Mo Beck

pastathletes

Maureen (“Mo”) Beck downplays the difficulty of climbing at an elite level with one hand. She likens climbing to solving a puzzle and says every body shape and size solves the puzzle differently. Other climbers’ beta is generally useless to her, since she’s almost always forging her own route. When the puzzle was a 5.12 route in Boulder Canyon, Colorado, she spent more than 6 months—trying up to eight times a day—failing before she solved it. The solution involved jamming what she calls her “stump” into a crack about 2 inches wide and swinging her entire body over the rock to catch the next hold. It’s the perfect ending to the documentary “Stumped”, which chronicles Mo’s rise to five-time national champion and two-time world champion.

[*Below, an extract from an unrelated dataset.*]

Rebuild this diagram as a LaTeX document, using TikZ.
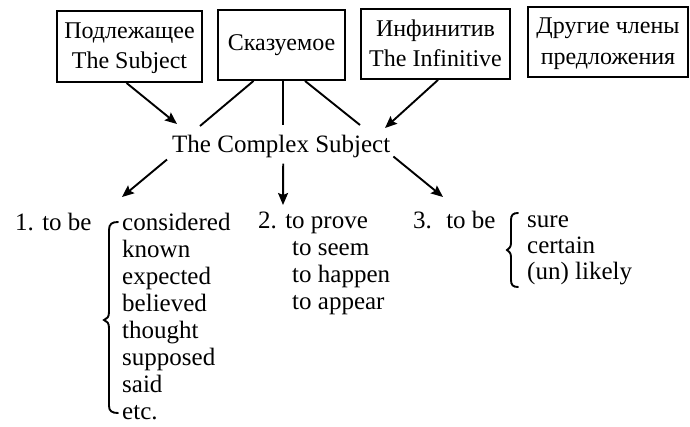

Growing up on the Maine coast, Mo—whose parents never used the word “disabled”—spent her childhood outside, but didn’t climb until the age of 12, when she was introduced to the sport through Girl Scouts. Immediately, she was buying books and magazines about climbing and saving her babysitting money to hire a guide in Acadia National Park to teach her basic skills. She invented techniques using a trial and error process, slowly (and sometimes painfully) learning out how to climb one-handed. She climbed the crags of New England before moving to Colorado in 2012. Despite a lack of adaptive categories at the time, Mo entered local climbing competitions to meet fellow climbers. When the first-ever national paraclimbing competition took place in Atlanta in 2014, she earned a spot on Team USA and traveled to Spain to earn a Paraclimbing World Championship title in 2014.

The 32-year-old chairs the USAC Paraclimbing Committee and through the nonprofit Paradox Sports, she spreads awareness of adaptive climbing and introduces differently abled people to climbing by providing adaptive climbing training at facilities across the country.